Bourne: el ultimátum y Duro de matar 4:0, dos sagas contra el terrorismo.
› Por Mariano Kairuz
Bourne: el ultimátum y Duro de matar 4:0 tienen más en común de lo que parece a primera vista. A pesar de que parecen provenir de épocas diferentes y estar protagonizadas por héroes de acción de estilos casi contrapuestos, ambas son perfectos productos post 11-S.
Por un lado, el terrorismo puro y duro. Los terroristas siguen al personaje que Bruce Willis hizo conocido como John McClane desde mucho antes de lo que se suele tener presente. La primera Duro de matar (1988) estaba basada en una novela de fines de los ‘70 llamada Nothing Lasts Forever, de Roderick Thorp. Más explícitamente política que su adaptación al cine, en la novela la amenaza venía de un terrorista alemán que tomaba por asalto las oficinas centrales de una petrolera, y el libro estaba cruzado por el recuerdo todavía demasiado candente de la masacre en Munich ‘72. Una década después, la película, se permitía un chiste bastante salvaje sobre la paranoia antiterrorista: sus ruidosos villanos se hacen pasar por un grupo de terroristas con una lista de prisioneros políticos a liberar, cuando en realidad sólo están atrás de un botín de cientos de millones de dólares. Lateralmente, Duro de matar 4:0 retoma aquella idea: aunque esta vez se trata de terrorismo virtual (un ataque que consiste en sumir al país en el caos absoluto, hackeando uno a uno los sistemas de transporte, comunicaciones y finanzas), en última instancia su artífice también está en busca de una “indemnización” multimillonaria. Dinero. Ahí está también el giro más contemporáneo de la saga: esta vez el malo es un norteamericano; un programador informático despechado porque los servicios de su país desoyeron sus advertencias sobre las fallas de seguridad y todo lo que podía pasar y efectivamente pasó el 11 de septiembre de 2001. Su equipo de secuaces es multinacional (una chica oriental, varios europeos, ningún árabe), pero el líder es un patriota que se considera mejor para el país que cualquier “loco religioso extranjero” y que sólo le está haciendo un llamado de atención a un gobierno que no cuida como es debido a sus amigos americanos. El discurso continúa en boca del cansado pero enérgico McClane, quien explicar que “lo que está en riesgo no es un sistema sino un país, con su gente sola y con miedo en sus casas”. Norteamericanos atemorizando norteamericanos; la amenaza que viene de adentro.

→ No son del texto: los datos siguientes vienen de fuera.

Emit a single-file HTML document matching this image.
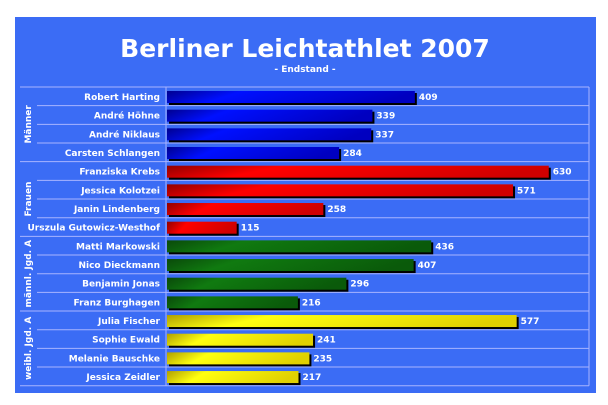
<!DOCTYPE html>
<html><head><meta charset="utf-8"><style>
body{margin:0;background:#fff;width:608px;height:405px;overflow:hidden;font-family:"DejaVu Sans","Liberation Sans",sans-serif}
svg{display:block}
</style></head><body>
<svg width="608" height="405">
<defs>
<linearGradient id="gb" x1="0" y1="0" x2="1" y2="0.15"><stop offset="0" stop-color="#000090"/><stop offset="0.3" stop-color="#0010ff"/><stop offset="1" stop-color="#0000c0"/></linearGradient>
<linearGradient id="gr" x1="0" y1="0" x2="1" y2="0.15"><stop offset="0" stop-color="#900000"/><stop offset="0.3" stop-color="#ff0000"/><stop offset="1" stop-color="#d00000"/></linearGradient>
<linearGradient id="gg" x1="0" y1="0" x2="1" y2="0.15"><stop offset="0" stop-color="#0a4a0a"/><stop offset="0.3" stop-color="#107a10"/><stop offset="1" stop-color="#0a5a0a"/></linearGradient>
<linearGradient id="gy" x1="0" y1="0" x2="1" y2="0.15"><stop offset="0" stop-color="#b0a000"/><stop offset="0.3" stop-color="#ffff10"/><stop offset="1" stop-color="#e0d000"/></linearGradient>
</defs>
<rect x="15" y="17" width="581" height="376" fill="#3b6cf5"/>
<text x="305" y="57" text-anchor="middle" fill="#fff" font-size="25" font-weight="bold">Berliner Leichtathlet 2007</text>
<text x="305" y="72" text-anchor="middle" fill="#fff" font-size="9" font-weight="bold">- Endstand -</text>
<g id="plot"></g>
</svg>
<script>
const names=["Robert Harting","André Höhne","André Niklaus","Carsten Schlangen","Franziska Krebs","Jessica Kolotzei","Janin Lindenberg","Urszula Gutowicz-Westhof","Matti Markowski","Nico Dieckmann","Benjamin Jonas","Franz Burghagen","Julia Fischer","Sophie Ewald","Melanie Bauschke","Jessica Zeidler"];
const values=[409,339,337,284,630,571,258,115,436,407,296,216,577,241,235,217];
const groups=["Männer","Frauen","männl. Jgd. A","weibl. Jgd. A"];
const fills=["url(#gb)","url(#gr)","url(#gg)","url(#gy)"];
const ns="http://www.w3.org/2000/svg";
const g=document.getElementById('plot');
const top0=87,rowH=18.67,x0=167,k=0.606,right=589;
const xs=v=>x0+v*k;
function mk(t,a){const e=document.createElementNS(ns,t);for(const q in a)e.setAttribute(q,a[q]);g.appendChild(e);return e;}
for(let i=0;i<=names.length;i++){
  const y=top0+i*rowH;
  const grp=i%4===0;
  const l=mk('line',{x1:grp?20:37,x2:right,y1:y,y2:y,stroke:'#a8b4ff','stroke-width':1});
  
  
}
const ax=mk('line',{x1:166,x2:166,y1:top0,y2:top0+names.length*rowH,stroke:'#a8b4ff'});


const rl=mk('line',{x1:right,x2:right,y1:top0,y2:top0+names.length*rowH,stroke:'#a8b4ff'});


names.forEach((n,i)=>{
  const y=top0+i*rowH, gi=Math.floor(i/4);
  const t=mk('text',{x:160,y:y+13,'text-anchor':'end',fill:'#fff','font-size':9,'font-weight':'bold'});
  t.textContent=n;
  
  
  const w=xs(values[i])-x0;
  const sh=mk('rect',{x:x0+2,y:y+6,width:w,height:12,fill:'#000'});
  
  
  const b=mk('rect',{x:x0,y:y+4,width:w,height:12,fill:fills[gi]});
  
  
  const v=mk('text',{x:xs(values[i])+4,y:y+13,fill:'#fff','font-size':9,'font-weight':'bold'});
  v.textContent=values[i];
  
  
});
groups.forEach((gname,j)=>{
  const cy=top0+(j*4+2)*rowH, cx=31;
  const t=mk('text',{x:cx,y:cy,'text-anchor':'middle',fill:'#fff','font-size':9,'font-weight':'bold',transform:`rotate(-90 ${cx} ${cy})`});
  t.textContent=gname;
  
  
});
</script>
</body></html>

Mucho de eso es lo que motoriza la última desventura de Jason Bourne. El agente empeñado en hacer memoria sigue descubriendo que no fue tan buen tipo en su vida anterior, y de a poco va reconstruyendo cómo fue que se convirtió en un asesino programado por y para la CIA. La verdad no es nada agradable: él mismo se ofreció a hacer “lo que fuera para ayudar a salvar vidas norteamericanas”. Ahora son sus compatriotas en inteligencia, los mismos que avalaron sin asco la creación de un escuadrón de la muerte internacional, quienes lo buscan para eliminarlo, para borrar el último vestigio de una operación encubierta que no tiene que llegar a oídos de la opinión pública. Y de golpe, en distintas partes del mundo, en Europa, en Marruecos y finalmente donde todo empezó, en Nueva York, hay norteamericanos intentando matar a uno de los suyos: norteamericanos disparando sobre norteamericanos en nombre de intereses no del todo fáciles de recordar.
La primera novela de Bourne apareció por primera vez en 1980, apenas un año después de la que dio origen a Duro de matar; ahora las últimas versiones cinematográficas de ambas series obligan a Hollywood a definir las formas de un “nuevo” cine de acción. Y entonces, tanto en la película del espía sofisticado como en la del policía cincuentón, asistimos a secuencias completas de ataques y persecuciones virtuales que se traducen en planos de dedos que corren veloces sobre teclados, camaritas, rastreos virtuales, códigos craqueados, googleos de números, caos teledirigido y pantallas por todos lados. Tanteos de un cine de acción que se empeña en dar con una nueva fórmula que exprese modernidad, cuando al final de todo, tanto Bourne como McClane –como el último James Bond– invariablemente tendrán que volver a recurrir a sus trucos de siempre: fierros, tiros y explosiones. Largas persecuciones a pie, vértigo en escaleras y ascensores, numerosas sesiones de piña-patada-piña, autos que dan muchos tumbos y se estrellan estrepitosamente; autos contra autos (Bourne), o auto contra helicóptero y camión contra avión militar (Duro de matar).
Nuevos y viejos enemigos, y nuevos y viejos terrorismos, tan estruendosos como los de antes. Planteos modernos con resoluciones gigantes, explosivas, onomatopéyicas, como las de antes, como las de siempre.